Before it screens in Singapore, Uruphong Raksadad's Agrarian Utopia will be playing at the Hong Kong International Film Festival as part of the Indie Power program.
As far as I can tell from browsing through the whole schedule, it's the only Thai film in the program -- bit of a muted presence for Thai films in Hong Kong this year.
But the Hong Kong-Asia Film Financing Forum (HAF) has one more: Blood Maple and the Passion of the Kid, a project by former GTH post-production specialist Chartchai Ketnust and producer Pantham Thongsang.
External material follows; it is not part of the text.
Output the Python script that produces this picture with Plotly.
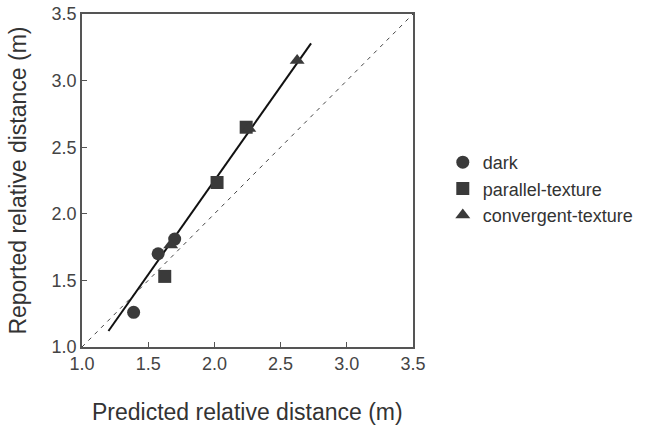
import numpy as np
import plotly.graph_objects as go

# values
dark_x = [1.39, 1.575, 1.70]
dark_y = [1.26, 1.70, 1.81]
parallel_x = [1.625, 2.02, 2.24]
parallel_y = [1.53, 2.235, 2.65]
convergent_x = [1.67, 2.26, 2.625]
convergent_y = [1.765, 2.64, 3.15]

fit_x = [1.2, 2.73]
fit_y = [1.12, 3.28]
identity = [1.0, 3.5]

tick_vals = [1.0, 1.5, 2.0, 2.5, 3.0, 3.5]

mark_color = "#3a3a3a"
font_family = "Liberation Sans, Arial, sans-serif"

fig = go.Figure()

# 1:1 reference line
fig.add_trace(
    go.Scatter(
        x=identity, y=identity, mode="lines",
        line=dict(color="#444444", width=1, dash="4px,5px"),
        showlegend=False, hoverinfo="skip",
    )
)
# fitted line
fig.add_trace(
    go.Scatter(
        x=fit_x, y=fit_y, mode="lines",
        line=dict(color="#111111", width=2),
        showlegend=False, hoverinfo="skip",
    )
)

series = [
    ("dark", dark_x, dark_y, "circle"),
    ("parallel-texture", parallel_x, parallel_y, "square"),
    ("convergent-texture", convergent_x, convergent_y, "triangle-up"),
]
for name, xs, ys, sym in series:
    fig.add_trace(
        go.Scatter(
            x=xs, y=ys, mode="markers", name=name,
            marker=dict(symbol=sym, size=13, color=mark_color, line=dict(width=0)),
        )
    )

axis_common = dict(
    range=[1.0, 3.5],
    tickvals=tick_vals,
    tickformat=".1f",
    ticks="inside",
    ticklen=5,
    tickcolor="#555555",
    showline=True,
    linecolor="#555555",
    linewidth=1.5,
    mirror=True,
    showgrid=False,
    zeroline=False,
    automargin=False,
    ticklabeloverflow="allow",
    tickfont=dict(size=18, color="#444444"),
)

fig.update_layout(
    width=654,
    height=429,
    margin=dict(l=82, r=241, t=14, b=82),
    paper_bgcolor="white",
    plot_bgcolor="white",
    font=dict(family=font_family, color="#333333"),
    xaxis=dict(**axis_common),
    yaxis=dict(**axis_common),
    legend=dict(
        x=1.09, y=0.4745, xanchor="left", yanchor="middle",
        font=dict(size=18, color="#333333"),
        bgcolor="rgba(0,0,0,0)",
    ),
    annotations=[
        dict(
            text="Predicted relative distance (m)", xref="paper", yref="paper",
            x=0.5, y=-0.195, xanchor="center", yanchor="middle", showarrow=False,
            font=dict(size=23, color="#333333"),
        ),
        dict(
            text="Reported relative distance (m)", xref="paper", yref="paper",
            x=-0.196, y=0.5, xanchor="center", yanchor="middle", showarrow=False,
            textangle=-90, font=dict(size=23, color="#333333"),
        ),
    ],
)

# drop the browser's default body margin so the figure fills the window
fig.write_html(
    "out.html",
    config={"displayModeBar": False},
    post_script="document.body.style.margin = '0';",
)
There's a very detailed synopsis and director's statement at the HAF website (PDF). Here's the introduction:
The story takes place in a small alley adjacent to Wat Chanasongkram Temple, close to Khao San Road. It’s home to local villagers, the mafia, GI wives, disabled war veterans, the local barber, a vocational student, a Thammasat University girl, and the police inspector’s wife. During the early rise of democracy, when Hollywood films such as Romeo and Juliet arrived in the box office alongside Dien Bien Fu Prison Break, American troops were stationed in Thailand and their wives filled the streets. Apollo 11 reached the moon and Neil Armstrong visited Thailand. Children loved Hanuman and the 7 Heroes while Mitr Chaibancha (Thailand’s Elvis) had just passed away leaving women - young and old - in tears as they swore to themselves “Mitchai lives on.” And this story begins in a small barber shop along Khao san Road in 1971 when the barber’s son falls in love with the mysterious girl who moves in next door carrying a coffin.
With Thailand's political unrest of the 1970s as a backdrop, the story blends the student protests and the communist insurgency with a ghost. It should be pretty slick coming from Chartchai, who had a hand in the post-production on such thrillers as Alone, Dorm and 4Bia, as well as the nostalgia-infused Tin Mine and the schoolboy documentary Final Score.